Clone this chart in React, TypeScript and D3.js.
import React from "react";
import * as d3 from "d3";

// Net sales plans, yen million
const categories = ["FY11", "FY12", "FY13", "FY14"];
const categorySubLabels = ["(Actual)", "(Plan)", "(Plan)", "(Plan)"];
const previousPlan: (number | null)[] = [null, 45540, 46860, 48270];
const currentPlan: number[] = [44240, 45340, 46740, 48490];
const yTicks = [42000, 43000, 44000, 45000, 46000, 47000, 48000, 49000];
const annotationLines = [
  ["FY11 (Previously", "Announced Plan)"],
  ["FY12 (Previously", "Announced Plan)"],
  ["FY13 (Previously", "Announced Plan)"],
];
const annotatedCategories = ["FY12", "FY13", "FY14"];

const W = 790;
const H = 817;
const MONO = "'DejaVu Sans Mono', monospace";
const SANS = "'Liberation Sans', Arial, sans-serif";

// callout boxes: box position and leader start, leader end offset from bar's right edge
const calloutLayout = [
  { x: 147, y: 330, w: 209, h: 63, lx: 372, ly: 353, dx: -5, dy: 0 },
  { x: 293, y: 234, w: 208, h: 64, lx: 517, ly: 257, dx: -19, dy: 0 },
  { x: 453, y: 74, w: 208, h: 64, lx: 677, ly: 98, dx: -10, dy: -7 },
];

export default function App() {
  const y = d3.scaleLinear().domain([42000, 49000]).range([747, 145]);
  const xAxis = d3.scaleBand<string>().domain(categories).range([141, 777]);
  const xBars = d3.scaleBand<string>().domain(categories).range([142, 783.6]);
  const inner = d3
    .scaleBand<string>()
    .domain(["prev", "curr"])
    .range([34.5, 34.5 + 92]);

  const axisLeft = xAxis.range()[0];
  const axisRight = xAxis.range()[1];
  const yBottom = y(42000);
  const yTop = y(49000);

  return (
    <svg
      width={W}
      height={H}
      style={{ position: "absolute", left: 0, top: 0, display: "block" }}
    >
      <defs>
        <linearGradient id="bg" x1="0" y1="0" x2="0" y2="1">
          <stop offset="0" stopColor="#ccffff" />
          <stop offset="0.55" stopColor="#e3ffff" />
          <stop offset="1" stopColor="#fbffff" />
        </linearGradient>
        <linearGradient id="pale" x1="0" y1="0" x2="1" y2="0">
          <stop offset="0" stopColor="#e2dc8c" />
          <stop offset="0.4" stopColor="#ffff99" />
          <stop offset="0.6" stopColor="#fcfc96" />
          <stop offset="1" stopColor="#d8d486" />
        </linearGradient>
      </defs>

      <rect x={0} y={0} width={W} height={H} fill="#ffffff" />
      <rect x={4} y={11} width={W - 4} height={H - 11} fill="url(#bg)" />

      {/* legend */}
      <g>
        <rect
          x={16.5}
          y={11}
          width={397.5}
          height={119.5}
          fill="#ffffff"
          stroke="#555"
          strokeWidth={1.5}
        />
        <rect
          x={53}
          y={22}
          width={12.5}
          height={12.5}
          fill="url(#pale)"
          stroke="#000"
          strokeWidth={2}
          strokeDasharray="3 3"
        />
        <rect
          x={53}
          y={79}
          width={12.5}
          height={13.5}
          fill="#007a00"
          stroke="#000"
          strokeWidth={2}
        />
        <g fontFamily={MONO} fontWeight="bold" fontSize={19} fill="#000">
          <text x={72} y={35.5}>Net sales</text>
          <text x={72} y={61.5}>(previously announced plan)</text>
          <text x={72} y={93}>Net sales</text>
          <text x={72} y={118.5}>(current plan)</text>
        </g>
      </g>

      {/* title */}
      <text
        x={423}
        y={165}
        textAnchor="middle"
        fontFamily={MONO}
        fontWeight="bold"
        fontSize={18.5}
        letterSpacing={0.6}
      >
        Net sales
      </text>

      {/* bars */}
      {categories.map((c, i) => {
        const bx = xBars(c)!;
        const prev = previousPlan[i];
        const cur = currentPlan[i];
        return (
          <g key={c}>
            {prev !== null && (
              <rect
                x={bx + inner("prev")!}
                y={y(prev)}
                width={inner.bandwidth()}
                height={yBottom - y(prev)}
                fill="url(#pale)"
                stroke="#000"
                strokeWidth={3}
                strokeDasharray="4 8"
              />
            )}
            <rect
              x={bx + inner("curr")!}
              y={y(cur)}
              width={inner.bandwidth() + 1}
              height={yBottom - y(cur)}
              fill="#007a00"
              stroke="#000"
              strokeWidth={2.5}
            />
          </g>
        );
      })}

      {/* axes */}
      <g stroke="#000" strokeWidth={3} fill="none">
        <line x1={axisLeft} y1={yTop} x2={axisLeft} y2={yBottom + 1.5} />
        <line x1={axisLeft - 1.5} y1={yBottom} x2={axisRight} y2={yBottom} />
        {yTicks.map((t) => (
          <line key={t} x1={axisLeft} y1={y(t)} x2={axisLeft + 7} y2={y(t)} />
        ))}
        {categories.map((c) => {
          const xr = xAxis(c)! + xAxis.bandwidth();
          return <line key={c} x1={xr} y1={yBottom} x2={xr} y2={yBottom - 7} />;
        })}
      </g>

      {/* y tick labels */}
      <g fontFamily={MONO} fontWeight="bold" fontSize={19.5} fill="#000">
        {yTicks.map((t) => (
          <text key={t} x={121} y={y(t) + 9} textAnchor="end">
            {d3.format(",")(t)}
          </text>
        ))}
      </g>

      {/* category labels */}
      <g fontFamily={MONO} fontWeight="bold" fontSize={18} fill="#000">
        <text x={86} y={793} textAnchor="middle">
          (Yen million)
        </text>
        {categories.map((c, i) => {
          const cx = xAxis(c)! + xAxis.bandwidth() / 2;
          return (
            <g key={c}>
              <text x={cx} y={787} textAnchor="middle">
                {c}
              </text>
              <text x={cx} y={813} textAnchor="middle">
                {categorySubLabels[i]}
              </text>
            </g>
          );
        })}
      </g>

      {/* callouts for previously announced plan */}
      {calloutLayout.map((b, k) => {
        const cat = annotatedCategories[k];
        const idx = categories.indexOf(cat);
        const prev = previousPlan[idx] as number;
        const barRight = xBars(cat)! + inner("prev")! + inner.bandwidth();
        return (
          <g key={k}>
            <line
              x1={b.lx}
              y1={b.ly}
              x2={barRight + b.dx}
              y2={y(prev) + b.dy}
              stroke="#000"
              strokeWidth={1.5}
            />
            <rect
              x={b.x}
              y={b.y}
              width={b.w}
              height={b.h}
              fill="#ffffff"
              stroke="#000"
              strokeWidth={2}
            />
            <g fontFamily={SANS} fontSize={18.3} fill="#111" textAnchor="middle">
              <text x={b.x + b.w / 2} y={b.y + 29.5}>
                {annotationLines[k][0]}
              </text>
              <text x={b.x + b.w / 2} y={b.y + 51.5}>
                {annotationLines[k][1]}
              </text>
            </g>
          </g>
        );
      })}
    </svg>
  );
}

════════════════

# Brief
Starting at the first line of the material above, reproduce each line exactly up to and including the line with "import * as".

# In response
Clone this chart in React, TypeScript and D3.js.
import React from "react";
import * as d3 from "d3";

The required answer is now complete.